* begin *

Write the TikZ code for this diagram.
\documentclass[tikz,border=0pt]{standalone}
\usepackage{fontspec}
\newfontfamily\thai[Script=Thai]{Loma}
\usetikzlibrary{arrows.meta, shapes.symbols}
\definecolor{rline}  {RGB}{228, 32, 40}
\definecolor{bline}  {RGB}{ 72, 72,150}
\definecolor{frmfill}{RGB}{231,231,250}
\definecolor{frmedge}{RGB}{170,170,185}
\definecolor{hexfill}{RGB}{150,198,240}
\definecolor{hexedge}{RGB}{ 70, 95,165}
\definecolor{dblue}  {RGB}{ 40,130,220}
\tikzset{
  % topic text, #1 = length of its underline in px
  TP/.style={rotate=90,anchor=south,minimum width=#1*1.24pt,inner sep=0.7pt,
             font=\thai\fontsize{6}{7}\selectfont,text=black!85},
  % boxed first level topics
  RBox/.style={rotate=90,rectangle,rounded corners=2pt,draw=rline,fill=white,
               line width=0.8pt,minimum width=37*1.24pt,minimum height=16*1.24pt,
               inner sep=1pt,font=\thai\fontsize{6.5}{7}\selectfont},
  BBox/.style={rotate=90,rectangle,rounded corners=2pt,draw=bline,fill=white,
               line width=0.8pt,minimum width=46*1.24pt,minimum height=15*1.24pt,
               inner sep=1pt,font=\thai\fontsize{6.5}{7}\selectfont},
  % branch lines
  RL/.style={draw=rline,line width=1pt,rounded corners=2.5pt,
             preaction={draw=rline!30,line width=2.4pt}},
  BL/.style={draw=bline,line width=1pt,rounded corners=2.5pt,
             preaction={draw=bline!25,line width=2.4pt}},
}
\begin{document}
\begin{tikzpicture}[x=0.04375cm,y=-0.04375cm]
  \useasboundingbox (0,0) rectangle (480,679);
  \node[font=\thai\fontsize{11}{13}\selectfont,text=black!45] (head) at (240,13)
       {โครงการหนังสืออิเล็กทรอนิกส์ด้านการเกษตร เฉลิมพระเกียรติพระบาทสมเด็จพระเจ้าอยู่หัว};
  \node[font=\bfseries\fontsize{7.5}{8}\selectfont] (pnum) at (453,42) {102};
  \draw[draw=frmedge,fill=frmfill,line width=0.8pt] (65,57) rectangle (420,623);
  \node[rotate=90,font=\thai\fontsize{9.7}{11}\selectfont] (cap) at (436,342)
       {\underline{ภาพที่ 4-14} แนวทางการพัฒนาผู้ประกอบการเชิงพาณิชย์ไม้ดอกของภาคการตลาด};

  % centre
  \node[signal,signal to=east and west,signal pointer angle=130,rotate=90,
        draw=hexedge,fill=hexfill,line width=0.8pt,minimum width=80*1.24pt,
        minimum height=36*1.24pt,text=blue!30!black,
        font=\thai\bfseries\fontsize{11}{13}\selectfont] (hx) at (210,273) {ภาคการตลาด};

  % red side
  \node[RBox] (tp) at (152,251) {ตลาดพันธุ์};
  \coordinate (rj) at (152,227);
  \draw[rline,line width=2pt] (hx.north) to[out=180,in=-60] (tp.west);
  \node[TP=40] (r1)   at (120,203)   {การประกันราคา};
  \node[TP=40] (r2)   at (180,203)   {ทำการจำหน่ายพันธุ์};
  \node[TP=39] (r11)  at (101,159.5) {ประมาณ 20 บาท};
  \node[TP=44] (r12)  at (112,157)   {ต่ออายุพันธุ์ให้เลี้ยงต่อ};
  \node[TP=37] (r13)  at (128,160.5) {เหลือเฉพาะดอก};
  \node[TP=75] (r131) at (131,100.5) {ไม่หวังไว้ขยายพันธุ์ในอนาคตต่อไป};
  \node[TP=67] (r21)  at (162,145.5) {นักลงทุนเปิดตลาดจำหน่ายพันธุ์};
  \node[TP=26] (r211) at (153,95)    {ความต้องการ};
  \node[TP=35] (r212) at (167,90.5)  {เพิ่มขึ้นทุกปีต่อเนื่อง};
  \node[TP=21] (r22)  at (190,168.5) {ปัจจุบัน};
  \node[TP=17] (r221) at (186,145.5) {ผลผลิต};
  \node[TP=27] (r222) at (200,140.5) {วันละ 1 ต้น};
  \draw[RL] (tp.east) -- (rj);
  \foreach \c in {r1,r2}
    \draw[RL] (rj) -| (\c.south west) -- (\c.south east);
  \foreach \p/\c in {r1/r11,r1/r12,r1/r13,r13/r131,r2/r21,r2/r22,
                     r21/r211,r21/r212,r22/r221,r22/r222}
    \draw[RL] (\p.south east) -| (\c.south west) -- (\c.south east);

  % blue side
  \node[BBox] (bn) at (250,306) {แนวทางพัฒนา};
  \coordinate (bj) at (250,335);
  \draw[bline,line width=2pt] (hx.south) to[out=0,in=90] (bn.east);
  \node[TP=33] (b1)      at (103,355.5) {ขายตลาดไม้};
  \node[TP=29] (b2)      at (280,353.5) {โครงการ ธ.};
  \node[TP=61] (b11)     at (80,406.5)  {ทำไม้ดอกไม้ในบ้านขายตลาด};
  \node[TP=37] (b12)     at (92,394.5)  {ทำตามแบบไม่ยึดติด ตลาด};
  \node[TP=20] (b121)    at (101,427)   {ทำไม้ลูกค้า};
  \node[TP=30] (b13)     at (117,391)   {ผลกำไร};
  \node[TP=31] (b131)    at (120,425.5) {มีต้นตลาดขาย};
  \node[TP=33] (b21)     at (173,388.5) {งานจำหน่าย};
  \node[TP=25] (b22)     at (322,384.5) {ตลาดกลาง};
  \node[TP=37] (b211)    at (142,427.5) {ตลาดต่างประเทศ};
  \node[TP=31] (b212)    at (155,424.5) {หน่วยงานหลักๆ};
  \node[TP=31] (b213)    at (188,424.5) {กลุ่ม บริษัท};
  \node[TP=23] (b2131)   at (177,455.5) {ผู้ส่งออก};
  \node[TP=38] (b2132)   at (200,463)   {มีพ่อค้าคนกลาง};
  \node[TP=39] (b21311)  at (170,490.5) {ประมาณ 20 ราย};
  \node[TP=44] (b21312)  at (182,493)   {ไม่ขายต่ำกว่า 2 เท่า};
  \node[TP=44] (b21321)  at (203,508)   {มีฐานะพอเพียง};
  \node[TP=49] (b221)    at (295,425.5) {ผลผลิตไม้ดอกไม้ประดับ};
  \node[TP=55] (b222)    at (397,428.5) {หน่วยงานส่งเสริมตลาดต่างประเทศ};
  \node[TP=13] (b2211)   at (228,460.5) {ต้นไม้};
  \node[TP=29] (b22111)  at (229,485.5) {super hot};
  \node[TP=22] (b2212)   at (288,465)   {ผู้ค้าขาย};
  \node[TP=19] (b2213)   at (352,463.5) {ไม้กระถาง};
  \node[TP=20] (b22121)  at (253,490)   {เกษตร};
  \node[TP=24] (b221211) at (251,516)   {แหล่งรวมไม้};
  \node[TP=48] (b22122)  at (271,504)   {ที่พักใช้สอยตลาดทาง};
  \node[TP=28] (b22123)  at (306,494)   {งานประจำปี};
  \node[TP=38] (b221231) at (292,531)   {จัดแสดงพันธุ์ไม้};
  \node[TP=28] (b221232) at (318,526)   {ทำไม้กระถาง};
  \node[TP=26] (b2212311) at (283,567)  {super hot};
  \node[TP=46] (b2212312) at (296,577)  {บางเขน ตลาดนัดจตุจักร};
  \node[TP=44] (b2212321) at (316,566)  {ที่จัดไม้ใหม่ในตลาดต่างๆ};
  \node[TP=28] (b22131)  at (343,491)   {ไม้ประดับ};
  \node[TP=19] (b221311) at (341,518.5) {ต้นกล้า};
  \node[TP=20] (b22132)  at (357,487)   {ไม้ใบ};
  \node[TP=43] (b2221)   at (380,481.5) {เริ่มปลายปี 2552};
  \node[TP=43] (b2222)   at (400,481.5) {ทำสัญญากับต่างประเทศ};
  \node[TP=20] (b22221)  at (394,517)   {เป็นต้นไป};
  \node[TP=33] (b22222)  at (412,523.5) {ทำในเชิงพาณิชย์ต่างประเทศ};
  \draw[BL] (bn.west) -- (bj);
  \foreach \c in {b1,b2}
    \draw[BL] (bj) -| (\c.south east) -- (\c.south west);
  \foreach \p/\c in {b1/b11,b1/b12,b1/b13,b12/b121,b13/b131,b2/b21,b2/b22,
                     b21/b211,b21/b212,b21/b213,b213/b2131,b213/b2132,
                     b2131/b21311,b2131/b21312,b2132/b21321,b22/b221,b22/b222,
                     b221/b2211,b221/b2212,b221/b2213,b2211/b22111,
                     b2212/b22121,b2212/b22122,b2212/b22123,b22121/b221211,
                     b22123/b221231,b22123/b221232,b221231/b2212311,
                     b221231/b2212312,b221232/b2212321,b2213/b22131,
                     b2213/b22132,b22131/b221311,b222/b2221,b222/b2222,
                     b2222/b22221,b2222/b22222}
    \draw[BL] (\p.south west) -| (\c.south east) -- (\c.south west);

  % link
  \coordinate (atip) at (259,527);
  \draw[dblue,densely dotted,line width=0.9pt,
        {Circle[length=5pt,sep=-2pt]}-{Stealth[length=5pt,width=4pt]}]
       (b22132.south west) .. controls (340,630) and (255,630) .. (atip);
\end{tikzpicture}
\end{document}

* end *
* begin *

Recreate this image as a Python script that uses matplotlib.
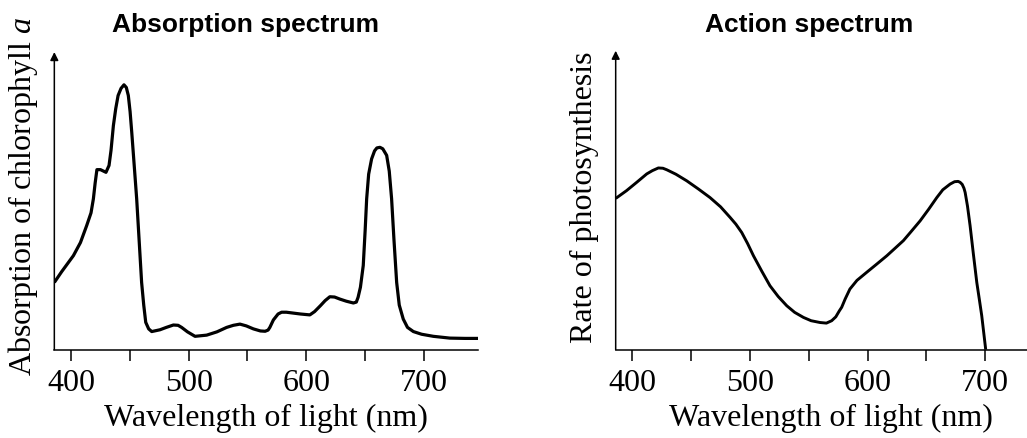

* end *

WHAT TO DO: Extract each line from the listing that holds the word "this".

WRITTEN RESPONSE:
Write the TikZ code for this diagram.
Recreate this image as a Python script that uses matplotlib.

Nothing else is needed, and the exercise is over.